Die Auslegung der allgemeinen Übergangsbestimmungen des IPRG führt somit im zu beurteilenden Kontext zur selben Erkenntnis wie die vorgehenden Erwägungen, dass nämlich eine Rückwirkung auf vor Inkrafttreten der Revision rechtskräftig gewordene Urteile nicht angezeigt ist.

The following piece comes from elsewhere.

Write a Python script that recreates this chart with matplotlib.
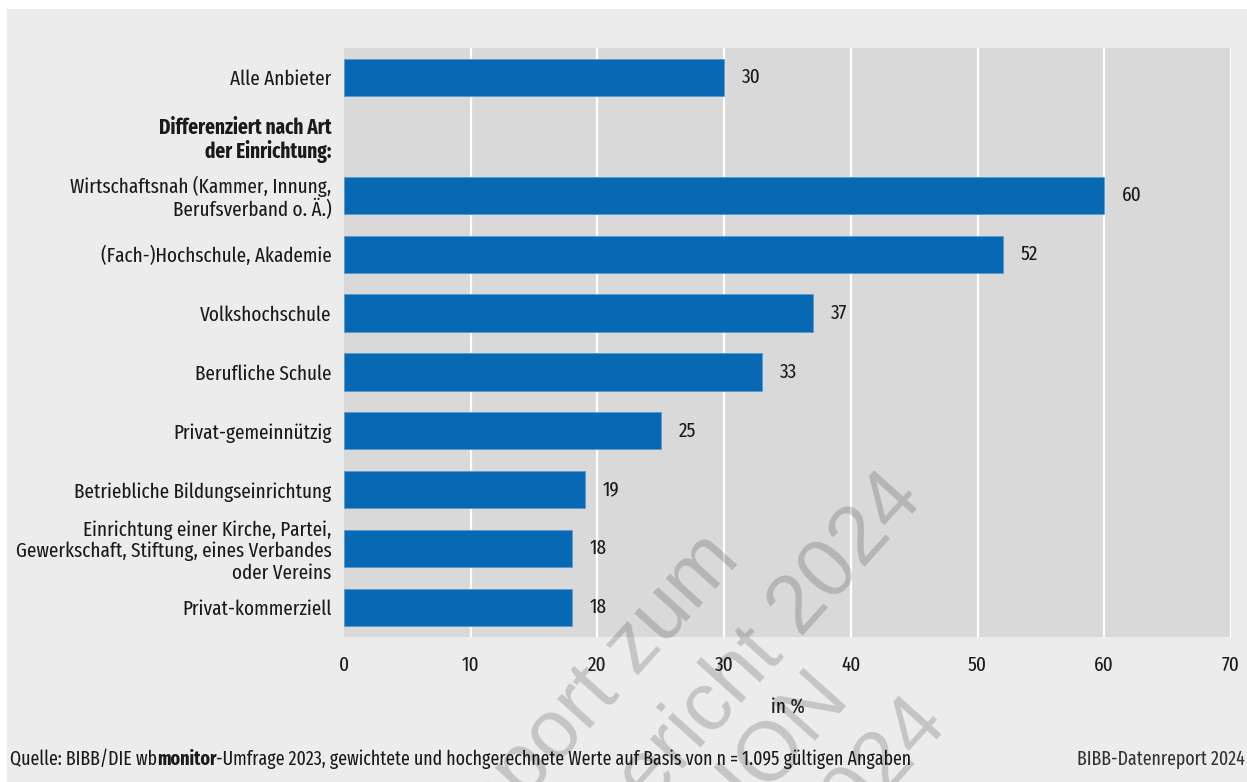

5.8 Zusammengefasst kann nicht davon ausgegangen werden, dass der Gesetzgeber vom Grundsatz der Nichtrückwirkung abweichen wollte. Damit ist insofern ein Vertrauensschutz zu gewähren, als die Zuständigkeitsregeln, welche vor der Revision Geltung hatten, nicht dadurch rückwirkend aufgehoben werden, dass das rechtmässig und zuständigkeitshalber gefällte Urteil nicht mehr anerkannt wird, weil der betreffende ausländische Richter nach neuem Recht nicht mehr über die Vorsorgeregelung befinden kann.